When the Congressional Budget Office (CBO) puts out a public call for new research on the cost impacts of the No Surprises Act, it’s the latest signal that the law’s arbitration process, also known as Independent Dispute Resolution (IDR), has veered far off course.
In a new blog post, CBO asks for the latest data on inflationary awards and the excessive flood of disputes that have now become standard with IDR. The agency’s takeaway is clear: the data now point to arbitration as a growing threat to the cost savings the law was meant to deliver.
CBO does not mince words about the impact:
“Although evidence suggests that prices for services affected by the No Surprises Act may have initially decreased, arbitration outcomes could lead to higher prices over time. If providers can systematically secure large payments through the IDR process, they have an incentive to remain out of network or demand higher in-network rates.”
This is one of the many unintended consequences from IDR abuse and misuse. A handful of private equity-backed providers and IDR middlemen have turned IDR into a profit engine: from 2022 through 2025, 4.8 million disputes were filed — against the roughly 17,000 disputes a year that were originally projected. Providers prevail in roughly 88 percent of cases, and awards routinely run 3-9 times in-network rates, with some specialties receiving upwards of 17 times in-network payments.
And here is the part that has raised alarms for employers and consumers footing the bill. CBO cautions that IDR’s spillover effect has broad cost implications:
“Although surveys of insurers suggest that less than 0.05 percent of all claims go to arbitration, those claims could have an outsized effect on bargaining and, over time, cause negotiated prices to increase.
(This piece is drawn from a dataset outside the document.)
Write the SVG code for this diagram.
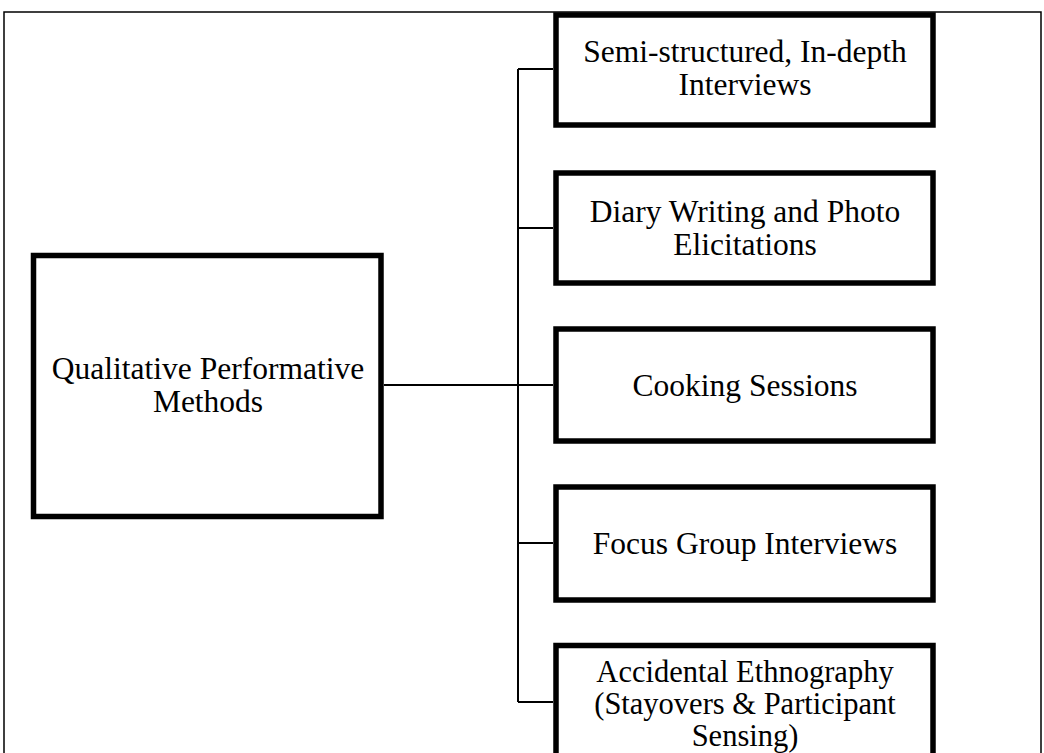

An increase in prices would increase premiums for commercial health insurance and, in turn, lead to larger federal deficits.”
CBO also confirms that IDR is tipping the scales in favor of the biggest players, noting that “large organizations dominate arbitration activity, potentially disadvantaging smaller providers and encouraging consolidation.”
A law that was intended to be a deficit reducer is doing the opposite, and the trend lines are clearly pointing the wrong way. The Trump administration and Congress need to stop the abuse and misuse of the No Surprises Act with commonsense guardrails that ultimately protect consumers and lower their healthcare costs.